● **Available data**
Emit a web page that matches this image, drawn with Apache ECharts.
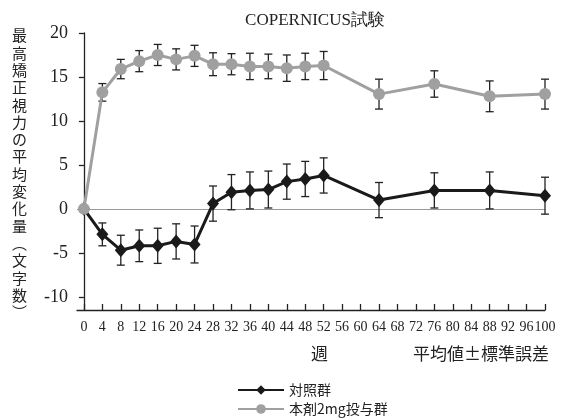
<!DOCTYPE html>
<html><head><meta charset="utf-8">
<script src="https://cdn.jsdelivr.net/npm/echarts@6/dist/echarts.min.js"></script>
<style>html,body{margin:0;padding:0;background:#fff}#c{width:568px;height:419px}</style>
</head><body><div id="c"></div>
<script>
const weeks = [0,4,8,12,16,20,24,28,32,36,40,44,48,52,64,76,88,100];
const controlMean = [0,-2.9,-4.7,-4.2,-4.2,-3.7,-4.05,0.6,1.9,2.1,2.2,3.1,3.4,3.8,1.0,2.1,2.1,1.5];
const controlSE   = [0,1.3,1.7,1.8,2.0,2.0,2.1,2.0,2.0,2.1,2.1,2.0,2.0,2.0,2.0,2.0,2.1,2.1];
const drugMean = [0,13.25,15.9,16.8,17.5,17.0,17.4,16.45,16.45,16.2,16.2,16.0,16.2,16.3,13.05,14.2,12.8,13.05];
const drugSE   = [0,1.0,1.1,1.2,1.2,1.2,1.2,1.3,1.2,1.5,1.4,1.5,1.5,1.6,1.7,1.5,1.75,1.7];
const xTicks = [0,4,8,12,16,20,24,28,32,36,40,44,48,52,56,60,64,68,72,76,80,84,88,92,96,100];
const yTicks = [-10,-5,0,5,10,15,20];
const seriesNames = ['対照群','本剤2mg投与群'];
const yTitle = '最高矯正視力の平均変化量︵文字数︶';

const serif = 'Liberation Serif';
const cjk = 'Noto Sans CJK JP';

function errData(mean, se){ return weeks.map((w,i)=>[w, mean[i]-se[i], mean[i]+se[i]]).filter((d,i)=>se[i]>0); }
function errRender(color){
  return function(params, api){
    const x = api.value(0);
    const lo = api.coord([x, api.value(1)]);
    const hi = api.coord([x, api.value(2)]);
    const cap = 4;
    const st = {stroke: color, lineWidth: 1.3};
    return {type:'group', children:[
      {type:'line', shape:{x1:lo[0],y1:lo[1],x2:hi[0],y2:hi[1]}, style:st},
      {type:'line', shape:{x1:lo[0]-cap,y1:lo[1],x2:lo[0]+cap,y2:lo[1]}, style:st},
      {type:'line', shape:{x1:hi[0]-cap,y1:hi[1],x2:hi[0]+cap,y2:hi[1]}, style:st}
    ]};
  };
}

const legendBase = {orient:'horizontal', itemWidth:46, itemHeight:12, padding:0,
    textStyle:{fontFamily:cjk, fontSize:14, color:'#222'}};

const chart = echarts.init(document.getElementById('c'), null, {renderer:'canvas'});
chart.setOption({
  animation:false,
  backgroundColor:'#fff',
  title:{text:'COPERNICUS試験', left:310, top:7, textAlign:'center',
    textStyle:{fontFamily:serif, fontSize:17, fontWeight:'normal', color:'#222'}},
  grid:{left:77, right:23, top:33, bottom:109},
  legend:[
    Object.assign({}, legendBase, {left:237, top:383, data:[seriesNames[0]]}),
    Object.assign({}, legendBase, {left:237, top:402, data:[seriesNames[1]]})
  ],
  xAxis:{type:'value', min:-1.5, max:100,
    axisLine:{show:true, onZero:false, lineStyle:{color:'#222', width:1.3}},
    axisTick:{show:true, inside:true, length:6, customValues:xTicks, lineStyle:{color:'#222', width:1.3}},
    axisLabel:{customValues:xTicks, hideOverlap:false, showMaxLabel:true, showMinLabel:true,
      fontFamily:serif, fontSize:14, color:'#222', margin:10},
    splitLine:{show:false}},
  yAxis:{type:'value', min:-11.5, max:20,
    axisLine:{show:true, lineStyle:{color:'#222', width:1.3}},
    axisTick:{show:true, length:5, customValues:yTicks, lineStyle:{color:'#222', width:1.3}},
    axisLabel:{customValues:yTicks, fontFamily:serif, fontSize:18, color:'#222', margin:9},
    splitLine:{show:false}},
  graphic:[
    {type:'text', left:12, top:27, style:{text:yTitle.split('').join('\n'), font:'15px "Noto Sans CJK JP"', lineHeight:17.3, fill:'#222', align:'center'}},
    {type:'text', left:311, top:345, style:{text:'週', font:'17px "Noto Sans CJK JP"', fill:'#222'}},
    {type:'text', left:413, top:345, style:{text:'平均値±標準誤差', font:'17px "Noto Sans CJK JP"', fill:'#222'}}
  ],
  series:[
    {type:'custom', name:'err1', renderItem:errRender('#222'), data:errData(controlMean, controlSE), z:1, silent:true},
    {type:'custom', name:'err2', renderItem:errRender('#222'), data:errData(drugMean, drugSE), z:1, silent:true},
    {type:'line', name:seriesNames[0], data:weeks.map((w,i)=>[w,controlMean[i]]), z:3,
      symbol:'diamond', symbolSize:[12,14], itemStyle:{color:'#1a1a1a'},
      lineStyle:{color:'#1a1a1a', width:3},
      markLine:{silent:true, symbol:'none', label:{show:false}, lineStyle:{color:'#999', width:1, type:'solid'}, data:[{yAxis:0}], z:0}},
    {type:'line', name:seriesNames[1], data:weeks.map((w,i)=>[w,drugMean[i]]), z:4,
      symbol:'circle', symbolSize:12, itemStyle:{color:'#a0a0a0'},
      lineStyle:{color:'#a0a0a0', width:3}}
  ]
});
</script></body></html>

● **The exercise**
Write out every line above exactly as it is, leaving out the pictures.

● **Result of the exercise**
Emit a web page that matches this image, drawn with Apache ECharts.
<!DOCTYPE html>
<html><head><meta charset="utf-8">
<script src="https://cdn.jsdelivr.net/npm/echarts@6/dist/echarts.min.js"></script>
<style>html,body{margin:0;padding:0;background:#fff}#c{width:568px;height:419px}</style>
</head><body><div id="c"></div>
<script>
const weeks = [0,4,8,12,16,20,24,28,32,36,40,44,48,52,64,76,88,100];
const controlMean = [0,-2.9,-4.7,-4.2,-4.2,-3.7,-4.05,0.6,1.9,2.1,2.2,3.1,3.4,3.8,1.0,2.1,2.1,1.5];
const controlSE   = [0,1.3,1.7,1.8,2.0,2.0,2.1,2.0,2.0,2.1,2.1,2.0,2.0,2.0,2.0,2.0,2.1,2.1];
const drugMean = [0,13.25,15.9,16.8,17.5,17.0,17.4,16.45,16.45,16.2,16.2,16.0,16.2,16.3,13.05,14.2,12.8,13.05];
const drugSE   = [0,1.0,1.1,1.2,1.2,1.2,1.2,1.3,1.2,1.5,1.4,1.5,1.5,1.6,1.7,1.5,1.75,1.7];
const xTicks = [0,4,8,12,16,20,24,28,32,36,40,44,48,52,56,60,64,68,72,76,80,84,88,92,96,100];
const yTicks = [-10,-5,0,5,10,15,20];
const seriesNames = ['対照群','本剤2mg投与群'];
const yTitle = '最高矯正視力の平均変化量︵文字数︶';

const serif = 'Liberation Serif';
const cjk = 'Noto Sans CJK JP';

function errData(mean, se){ return weeks.map((w,i)=>[w, mean[i]-se[i], mean[i]+se[i]]).filter((d,i)=>se[i]>0); }
function errRender(color){
  return function(params, api){
    const x = api.value(0);
    const lo = api.coord([x, api.value(1)]);
    const hi = api.coord([x, api.value(2)]);
    const cap = 4;
    const st = {stroke: color, lineWidth: 1.3};
    return {type:'group', children:[
      {type:'line', shape:{x1:lo[0],y1:lo[1],x2:hi[0],y2:hi[1]}, style:st},
      {type:'line', shape:{x1:lo[0]-cap,y1:lo[1],x2:lo[0]+cap,y2:lo[1]}, style:st},
      {type:'line', shape:{x1:hi[0]-cap,y1:hi[1],x2:hi[0]+cap,y2:hi[1]}, style:st}
    ]};
  };
}

const legendBase = {orient:'horizontal', itemWidth:46, itemHeight:12, padding:0,
    textStyle:{fontFamily:cjk, fontSize:14, color:'#222'}};

const chart = echarts.init(document.getElementById('c'), null, {renderer:'canvas'});
chart.setOption({
  animation:false,
  backgroundColor:'#fff',
  title:{text:'COPERNICUS試験', left:310, top:7, textAlign:'center',
    textStyle:{fontFamily:serif, fontSize:17, fontWeight:'normal', color:'#222'}},
  grid:{left:77, right:23, top:33, bottom:109},
  legend:[
    Object.assign({}, legendBase, {left:237, top:383, data:[seriesNames[0]]}),
    Object.assign({}, legendBase, {left:237, top:402, data:[seriesNames[1]]})
  ],
  xAxis:{type:'value', min:-1.5, max:100,
    axisLine:{show:true, onZero:false, lineStyle:{color:'#222', width:1.3}},
    axisTick:{show:true, inside:true, length:6, customValues:xTicks, lineStyle:{color:'#222', width:1.3}},
    axisLabel:{customValues:xTicks, hideOverlap:false, showMaxLabel:true, showMinLabel:true,
      fontFamily:serif, fontSize:14, color:'#222', margin:10},
    splitLine:{show:false}},
  yAxis:{type:'value', min:-11.5, max:20,
    axisLine:{show:true, lineStyle:{color:'#222', width:1.3}},
    axisTick:{show:true, length:5, customValues:yTicks, lineStyle:{color:'#222', width:1.3}},
    axisLabel:{customValues:yTicks, fontFamily:serif, fontSize:18, color:'#222', margin:9},
    splitLine:{show:false}},
  graphic:[
    {type:'text', left:12, top:27, style:{text:yTitle.split('').join('\n'), font:'15px "Noto Sans CJK JP"', lineHeight:17.3, fill:'#222', align:'center'}},
    {type:'text', left:311, top:345, style:{text:'週', font:'17px "Noto Sans CJK JP"', fill:'#222'}},
    {type:'text', left:413, top:345, style:{text:'平均値±標準誤差', font:'17px "Noto Sans CJK JP"', fill:'#222'}}
  ],
  series:[
    {type:'custom', name:'err1', renderItem:errRender('#222'), data:errData(controlMean, controlSE), z:1, silent:true},
    {type:'custom', name:'err2', renderItem:errRender('#222'), data:errData(drugMean, drugSE), z:1, silent:true},
    {type:'line', name:seriesNames[0], data:weeks.map((w,i)=>[w,controlMean[i]]), z:3,
      symbol:'diamond', symbolSize:[12,14], itemStyle:{color:'#1a1a1a'},
      lineStyle:{color:'#1a1a1a', width:3},
      markLine:{silent:true, symbol:'none', label:{show:false}, lineStyle:{color:'#999', width:1, type:'solid'}, data:[{yAxis:0}], z:0}},
    {type:'line', name:seriesNames[1], data:weeks.map((w,i)=>[w,drugMean[i]]), z:4,
      symbol:'circle', symbolSize:12, itemStyle:{color:'#a0a0a0'},
      lineStyle:{color:'#a0a0a0', width:3}}
  ]
});
</script></body></html>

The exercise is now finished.